Let $f \in \mathbb{C}[x_1, \cdots, x_n]$ be an irreducible, non-constant polynomial, and let $X = \mathbb{V}(f)$ be the vanishing set of $f$.
For a point $p = (p_1, \cdots, p_n)\in X$, define the tangent space $$T_pX := \{q = (q_1, \cdots, q_n) \in \mathbb{A}^n \ |\ \sum_{i=1}^n\frac{\partial f}{\partial x_i}|_p (q_i - p_i) = 0\}.$$
A point $p \in X$ is singular if $\frac{\partial f}{\partial x_i}|_p = 0$ for all $1 \leq i \leq n$, and non-singular otherwise.
Why is it that if $p\in X$ is non-singular, then $T_pX \simeq \mathbb{A}^{n-1}$?

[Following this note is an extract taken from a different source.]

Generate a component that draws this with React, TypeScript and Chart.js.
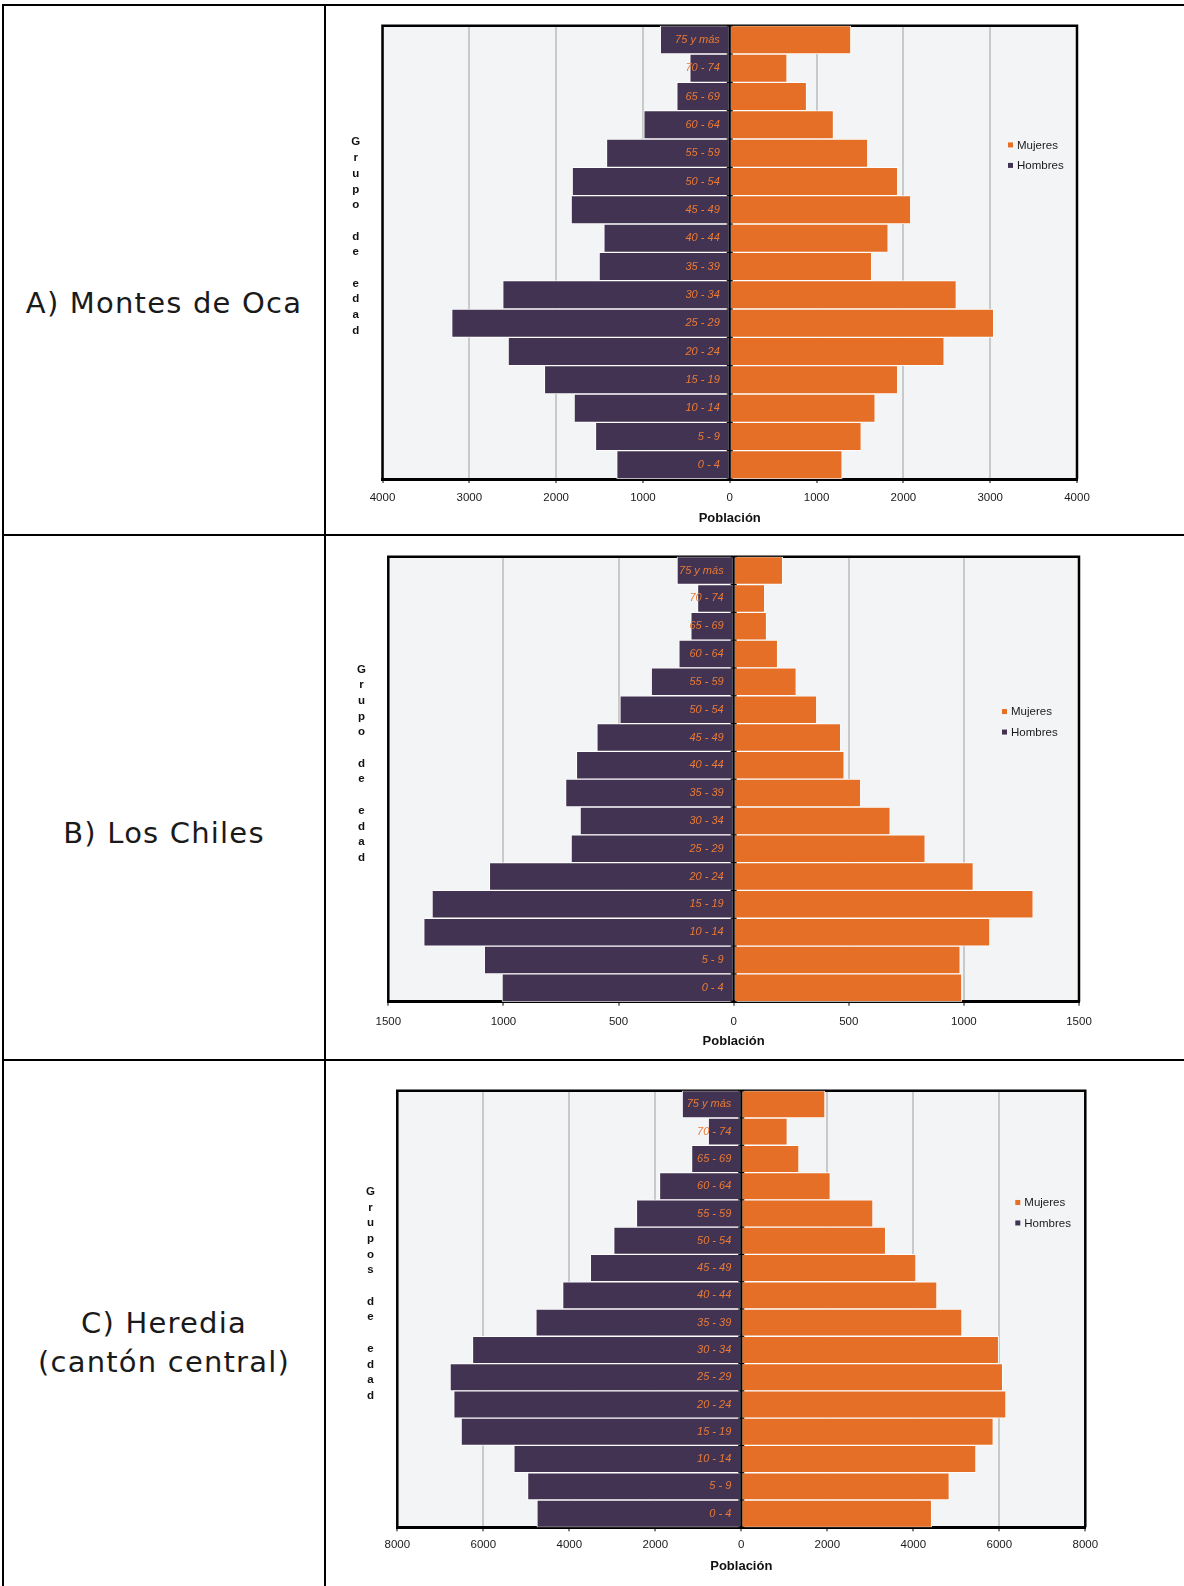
import React, { useEffect, useRef } from 'react';
import { Chart, registerables } from 'chart.js';

Chart.register(...registerables);

// ---------- DATA ----------
const AGE_GROUPS = ['75 y más', '70 - 74', '65 - 69', '60 - 64', '55 - 59', '50 - 54', '45 - 49', '40 - 44', '35 - 39', '30 - 34', '25 - 29', '20 - 24', '15 - 19', '10 - 14', '5 - 9', '0 - 4'];

const MONTES_HOMBRES = [800, 460, 610, 990, 1420, 1815, 1827, 1450, 1505, 2615, 3203, 2553, 2135, 1793, 1547, 1302];
const MONTES_MUJERES = [1395, 660, 885, 1195, 1590, 1935, 2085, 1825, 1635, 2610, 3040, 2470, 1935, 1675, 1515, 1295];

const CHILES_HOMBRES = [246, 157, 186, 238, 358, 494, 594, 683, 730, 667, 706, 1061, 1310, 1346, 1083, 1006];
const CHILES_MUJERES = [213, 135, 143, 191, 272, 361, 465, 480, 552, 680, 832, 1041, 1301, 1113, 984, 991];

const HEREDIA_HOMBRES = [1375, 769, 1157, 1903, 2439, 2967, 3511, 4155, 4777, 6252, 6773, 6687, 6516, 5289, 4971, 4753];
const HEREDIA_MUJERES = [1946, 1070, 1341, 2070, 3062, 3357, 4062, 4550, 5132, 5984, 6078, 6155, 5860, 5457, 4837, 4426];

const MONTES_AXIS = [4000, 1000];
const CHILES_AXIS = [1500, 500];
const HEREDIA_AXIS = [8000, 2000];

const ROW_LABELS = ['A) Montes de Oca', 'B) Los Chiles', 'C) Heredia\n(cantón central)'];
const Y_TITLES = ['Grupo de edad', 'Grupo de edad', 'Grupos de edad'];

// ---------- STYLE ----------
const HOMBRES_COLOR = '#433352';
const MUJERES_COLOR = '#e56f26';
const LABEL_COLOR = '#ea7a34';
const PLOT_BG = '#f3f4f6';
const GRID_COLOR = '#c9c9c9';
const FONT = "'Liberation Sans', Arial, sans-serif";

const pyramidPlugin = {
  id: 'pyramid',
  beforeDraw(chart: any) {
    const { ctx, chartArea: a } = chart;
    ctx.save();
    ctx.fillStyle = PLOT_BG;
    ctx.fillRect(a.left, a.top, a.right - a.left, a.bottom - a.top);
    ctx.restore();
  },
  beforeDatasetsDraw(chart: any) {
    const { ctx, chartArea: a } = chart;
    ctx.save();
    ctx.strokeStyle = '#000';
    ctx.lineWidth = 2.5;
    ctx.beginPath();
    ctx.moveTo(a.left, a.bottom);
    ctx.lineTo(a.left, a.top);
    ctx.lineTo(a.right, a.top);
    ctx.lineTo(a.right, a.bottom);
    ctx.stroke();
    ctx.restore();
  },
  afterDatasetsDraw(chart: any, _args: any, opts: any) {
    const { ctx, chartArea: a, scales } = chart;
    const xs = scales.x;
    const ys = scales.y;
    const x0 = xs.getPixelForValue(0);
    const labels: string[] = chart.data.labels;
    const n = labels.length;
    ctx.save();
    // zero axis with category tick marks
    ctx.strokeStyle = '#000';
    ctx.lineWidth = 2;
    ctx.beginPath();
    ctx.moveTo(x0, a.top);
    ctx.lineTo(x0, a.bottom);
    ctx.stroke();
    ctx.lineWidth = 1.2;
    for (let i = 0; i <= n; i++) {
      const y = ys.getPixelForValue(i - 0.5);
      ctx.beginPath();
      ctx.moveTo(x0 - 3, y);
      ctx.lineTo(x0 + 3, y);
      ctx.stroke();
    }
    // category labels
    ctx.font = `italic 11px ${FONT}`;
    ctx.fillStyle = LABEL_COLOR;
    ctx.textAlign = 'right';
    ctx.textBaseline = 'middle';
    labels.forEach((l, i) => ctx.fillText(l, x0 - 10, ys.getPixelForValue(i)));
    // legend
    const lx = a.right - opts.legendRight;
    const ly = a.top + opts.legendYFrac * (a.bottom - a.top);
    ctx.font = `11.5px ${FONT}`;
    ctx.textAlign = 'left';
    chart.data.datasets.forEach((ds: any, k: number) => {
      const y = ly + k * 20.5;
      ctx.fillStyle = ds.backgroundColor;
      ctx.fillRect(lx, y - 2.5, 5, 5);
      ctx.fillStyle = '#1a1a1a';
      ctx.fillText(ds.label, lx + 9, y + 0.5);
    });
    // stacked y title
    const chars = String(opts.yTitle).split('');
    const step = 15.7;
    const cy = a.top + 0.465 * (a.bottom - a.top);
    const xt = a.left - 26.8;
    ctx.font = `bold 11.5px ${FONT}`;
    ctx.fillStyle = '#111';
    ctx.textAlign = 'center';
    chars.forEach((c, i) => {
      if (c.trim()) ctx.fillText(c, xt, cy + (i - (chars.length - 1) / 2) * step);
    });
    ctx.restore();
  },
};

type PyramidProps = {
  left: number; top: number; width: number; height: number;
  pad: { left: number; right: number; top: number };
  xHeight: number; tickPad: number; titlePad: number;
  hombres: number[]; mujeres: number[]; axis: number[];
  legendRight: number; legendYFrac: number; yTitle: string;
};

function Pyramid(p: PyramidProps) {
  const ref = useRef<HTMLCanvasElement | null>(null);
  useEffect(() => {
    if (!ref.current) return;
    const [maxV, step] = p.axis;
    const chart = new Chart(ref.current, {
      type: 'bar',
      data: {
        labels: AGE_GROUPS,
        datasets: [
          { label: 'Mujeres', data: p.mujeres, backgroundColor: MUJERES_COLOR, borderColor: 'rgba(255,255,255,0.9)', borderWidth: 1, barPercentage: 1, categoryPercentage: 1 },
          { label: 'Hombres', data: p.hombres.map((v) => -v), backgroundColor: HOMBRES_COLOR, borderColor: 'rgba(255,255,255,0.9)', borderWidth: 1, barPercentage: 1, categoryPercentage: 1 },
        ],
      },
      options: {
        indexAxis: 'y',
        responsive: false,
        maintainAspectRatio: false,
        animation: false,
        layout: { padding: { left: p.pad.left, right: p.pad.right, top: p.pad.top, bottom: 0 } },
        plugins: {
          legend: { display: false },
          tooltip: { enabled: false },
          pyramid: { legendRight: p.legendRight, legendYFrac: p.legendYFrac, yTitle: p.yTitle },
        } as any,
        scales: {
          x: {
            type: 'linear',
            stacked: true,
            min: -maxV,
            max: maxV,
            ticks: {
              stepSize: step,
              autoSkip: false,
              maxRotation: 0,
              padding: p.tickPad,
              color: '#1a1a1a',
              font: { family: FONT, size: 11.5 },
              callback: (v: any) => String(Math.abs(Number(v))),
            },
            grid: { color: GRID_COLOR, lineWidth: 2, tickLength: 4, tickColor: '#000', tickWidth: 1 },
            border: { display: true, color: '#000', width: 3 },
            title: {
              display: true,
              text: 'Población',
              color: '#111',
              font: { family: FONT, size: 13, weight: 'bold' },
              padding: { top: 0, bottom: p.titlePad },
            },
            afterFit: (s: any) => { s.height = p.xHeight; },
          } as any,
          y: { type: 'category', stacked: true, display: false, offset: true },
        },
      },
      plugins: [pyramidPlugin as any],
    });
    return () => chart.destroy();
  }, []);
  return (
    <canvas
      ref={ref}
      width={p.width}
      height={p.height}
      style={{ position: 'absolute', left: p.left, top: p.top, width: p.width, height: p.height }}
    />
  );
}

const line = (l: number, t: number, w: number, h: number) => (
  <div style={{ position: 'absolute', left: l, top: t, width: w, height: h, background: '#000', zIndex: 2 }} />
);

function RowLabel({ text, cy, lh }: { text: string; cy: number; lh: number }) {
  const lines = text.split('\n');
  const h = lines.length * lh;
  return (
    <div
      style={{
        position: 'absolute', left: 4, width: 320, top: cy - h / 2, height: h,
        textAlign: 'center', fontFamily: "'DejaVu Sans', sans-serif", fontSize: 29,
        letterSpacing: 1.2, lineHeight: `${lh}px`, color: '#1a1a1a', whiteSpace: 'pre',
      }}
    >
      {lines.map((s, i) => <div key={i}>{s}</div>)}
    </div>
  );
}

export default function App() {
  return (
    <div style={{ position: 'absolute', left: 0, top: 0, width: 1184, height: 1586, overflow: 'hidden', background: '#fff' }}>
      {line(2, 4, 1182, 2)}
      {line(2, 534, 1182, 2)}
      {line(2, 1059, 1182, 2)}
      {line(2, 4, 2, 1582)}
      {line(324, 4, 2, 1582)}

      <RowLabel text={ROW_LABELS[0]} cy={303} lh={40} />
      <RowLabel text={ROW_LABELS[1]} cy={833} lh={40} />
      <RowLabel text={ROW_LABELS[2]} cy={1343} lh={39} />

      <Pyramid
        left={330} top={10} width={854} height={525}
        pad={{ left: 52.5, right: 107, top: 15.7 }}
        xHeight={56} tickPad={7.8} titlePad={9.2}
        hombres={MONTES_HOMBRES} mujeres={MONTES_MUJERES} axis={MONTES_AXIS}
        legendRight={69} legendYFrac={0.263} yTitle={Y_TITLES[0]}
      />
      <Pyramid
        left={330} top={537} width={854} height={523}
        pad={{ left: 58.3, right: 105, top: 19.7 }}
        xHeight={58.3} tickPad={9.1} titlePad={11.2}
        hombres={CHILES_HOMBRES} mujeres={CHILES_MUJERES} axis={CHILES_AXIS}
        legendRight={77} legendYFrac={0.348} yTitle={Y_TITLES[1]}
      />
      <Pyramid
        left={330} top={1063} width={854} height={523}
        pad={{ left: 67.3, right: 98.7, top: 27.7 }}
        xHeight={58.7} tickPad={6.8} titlePad={12.2}
        hombres={HEREDIA_HOMBRES} mujeres={HEREDIA_MUJERES} axis={HEREDIA_AXIS}
        legendRight={70} legendYFrac={0.256} yTitle={Y_TITLES[2]}
      />
    </div>
  );
}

I assume you are not using Schemes. If $p$ is non-singular then the matrix $(\frac{\partial f}{\partial x_1} ~\dots~ \frac{\partial f}{\partial x_n})$ has full rank, so its kernel (which is exactly $T_p X - p$ is a $n-1$ dimensional subspace of $\mathbb{C}^n = \mathbb{A}^n$ (and therefore isomorphic to $\mathbb{A}^{n-1}$).